**Aim of the exercise**
Among the lines below, keep only those from the one containing "Convert this chart to matplotlib code." through the one containing "yticks = [0, 1000, 2000, 3000, 4000, 5000]", and reproduce them exactly.

**Data section**
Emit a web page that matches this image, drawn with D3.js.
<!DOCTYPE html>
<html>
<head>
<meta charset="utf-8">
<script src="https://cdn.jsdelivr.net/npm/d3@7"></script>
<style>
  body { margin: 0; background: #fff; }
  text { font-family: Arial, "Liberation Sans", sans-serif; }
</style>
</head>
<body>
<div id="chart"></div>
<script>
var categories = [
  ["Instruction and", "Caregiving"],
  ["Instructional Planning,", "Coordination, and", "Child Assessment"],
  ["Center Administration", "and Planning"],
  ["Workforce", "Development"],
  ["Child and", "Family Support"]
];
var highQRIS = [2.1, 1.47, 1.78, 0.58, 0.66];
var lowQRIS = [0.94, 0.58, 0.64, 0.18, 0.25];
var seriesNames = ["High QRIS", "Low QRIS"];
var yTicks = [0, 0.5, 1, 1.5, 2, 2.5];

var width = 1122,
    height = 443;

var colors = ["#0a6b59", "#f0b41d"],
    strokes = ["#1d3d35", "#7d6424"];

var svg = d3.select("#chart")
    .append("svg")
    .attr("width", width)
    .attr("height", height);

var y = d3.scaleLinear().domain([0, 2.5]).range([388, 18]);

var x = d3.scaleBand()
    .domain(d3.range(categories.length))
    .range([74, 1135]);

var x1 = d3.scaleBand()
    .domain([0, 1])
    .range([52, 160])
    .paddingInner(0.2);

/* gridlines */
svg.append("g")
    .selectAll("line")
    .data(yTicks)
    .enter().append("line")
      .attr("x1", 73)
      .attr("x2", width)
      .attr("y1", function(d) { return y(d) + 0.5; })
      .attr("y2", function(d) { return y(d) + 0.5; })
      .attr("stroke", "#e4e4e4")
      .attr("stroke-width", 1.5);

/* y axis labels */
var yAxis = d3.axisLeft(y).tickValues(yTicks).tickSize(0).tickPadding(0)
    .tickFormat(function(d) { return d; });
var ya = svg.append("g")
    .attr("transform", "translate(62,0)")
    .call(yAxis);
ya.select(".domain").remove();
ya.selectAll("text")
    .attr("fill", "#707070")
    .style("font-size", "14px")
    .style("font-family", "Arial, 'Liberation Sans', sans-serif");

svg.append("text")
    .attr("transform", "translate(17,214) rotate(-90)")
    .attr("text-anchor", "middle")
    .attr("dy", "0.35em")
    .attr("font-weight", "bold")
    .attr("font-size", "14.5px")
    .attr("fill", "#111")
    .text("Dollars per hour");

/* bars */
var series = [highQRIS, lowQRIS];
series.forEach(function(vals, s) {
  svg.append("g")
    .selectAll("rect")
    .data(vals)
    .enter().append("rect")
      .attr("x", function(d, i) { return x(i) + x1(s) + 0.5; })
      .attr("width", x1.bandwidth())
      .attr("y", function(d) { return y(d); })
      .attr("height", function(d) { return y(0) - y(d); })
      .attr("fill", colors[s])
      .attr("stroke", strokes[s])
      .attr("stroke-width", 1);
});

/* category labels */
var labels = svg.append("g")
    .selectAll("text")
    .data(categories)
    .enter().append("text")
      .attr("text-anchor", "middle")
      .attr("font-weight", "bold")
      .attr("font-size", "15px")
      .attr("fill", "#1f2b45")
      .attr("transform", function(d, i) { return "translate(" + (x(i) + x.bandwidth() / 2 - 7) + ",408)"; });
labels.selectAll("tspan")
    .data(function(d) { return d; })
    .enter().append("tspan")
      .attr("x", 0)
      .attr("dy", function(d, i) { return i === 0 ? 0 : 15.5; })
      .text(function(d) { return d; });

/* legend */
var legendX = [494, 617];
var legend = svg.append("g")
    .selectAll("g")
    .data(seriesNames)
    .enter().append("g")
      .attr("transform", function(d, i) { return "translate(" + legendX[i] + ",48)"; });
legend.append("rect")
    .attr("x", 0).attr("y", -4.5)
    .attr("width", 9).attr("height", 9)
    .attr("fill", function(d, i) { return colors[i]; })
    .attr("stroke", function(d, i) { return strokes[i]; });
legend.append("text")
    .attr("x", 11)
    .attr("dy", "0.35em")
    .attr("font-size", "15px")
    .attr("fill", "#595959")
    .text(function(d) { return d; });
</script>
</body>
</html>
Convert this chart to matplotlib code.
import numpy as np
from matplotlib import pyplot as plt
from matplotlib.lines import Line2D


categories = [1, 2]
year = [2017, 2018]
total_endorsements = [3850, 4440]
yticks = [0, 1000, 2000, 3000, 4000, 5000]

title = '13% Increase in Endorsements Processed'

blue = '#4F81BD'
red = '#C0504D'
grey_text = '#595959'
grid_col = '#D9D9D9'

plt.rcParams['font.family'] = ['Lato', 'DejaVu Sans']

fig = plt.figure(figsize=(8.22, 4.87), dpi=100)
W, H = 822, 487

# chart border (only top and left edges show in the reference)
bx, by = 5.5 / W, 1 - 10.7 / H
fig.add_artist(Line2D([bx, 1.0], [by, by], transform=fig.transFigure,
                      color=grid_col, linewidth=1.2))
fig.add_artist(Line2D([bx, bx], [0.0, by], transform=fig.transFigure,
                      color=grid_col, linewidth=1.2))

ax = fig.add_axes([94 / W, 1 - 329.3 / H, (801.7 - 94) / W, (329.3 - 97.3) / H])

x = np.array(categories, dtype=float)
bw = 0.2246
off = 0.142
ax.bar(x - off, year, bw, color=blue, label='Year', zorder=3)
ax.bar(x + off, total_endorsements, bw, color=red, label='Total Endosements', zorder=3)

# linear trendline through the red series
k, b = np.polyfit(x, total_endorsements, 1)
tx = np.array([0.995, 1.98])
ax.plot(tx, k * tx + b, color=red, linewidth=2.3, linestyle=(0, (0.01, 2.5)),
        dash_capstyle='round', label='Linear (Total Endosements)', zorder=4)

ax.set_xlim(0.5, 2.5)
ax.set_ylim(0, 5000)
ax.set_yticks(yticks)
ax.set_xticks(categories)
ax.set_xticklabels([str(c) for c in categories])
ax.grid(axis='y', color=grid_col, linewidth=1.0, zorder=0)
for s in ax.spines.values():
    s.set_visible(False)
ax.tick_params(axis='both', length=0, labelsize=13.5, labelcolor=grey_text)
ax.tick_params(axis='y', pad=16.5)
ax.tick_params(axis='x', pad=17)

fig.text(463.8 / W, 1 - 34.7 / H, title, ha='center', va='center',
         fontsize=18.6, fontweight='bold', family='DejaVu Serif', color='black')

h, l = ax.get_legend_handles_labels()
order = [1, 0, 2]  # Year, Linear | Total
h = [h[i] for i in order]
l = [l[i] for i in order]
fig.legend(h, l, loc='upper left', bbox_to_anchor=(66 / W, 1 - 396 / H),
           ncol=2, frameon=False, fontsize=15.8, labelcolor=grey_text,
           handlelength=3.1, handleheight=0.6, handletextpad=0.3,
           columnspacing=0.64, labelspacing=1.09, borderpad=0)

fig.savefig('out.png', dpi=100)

**Solved problem**
Convert this chart to matplotlib code.
import numpy as np
from matplotlib import pyplot as plt
from matplotlib.lines import Line2D


categories = [1, 2]
year = [2017, 2018]
total_endorsements = [3850, 4440]
yticks = [0, 1000, 2000, 3000, 4000, 5000]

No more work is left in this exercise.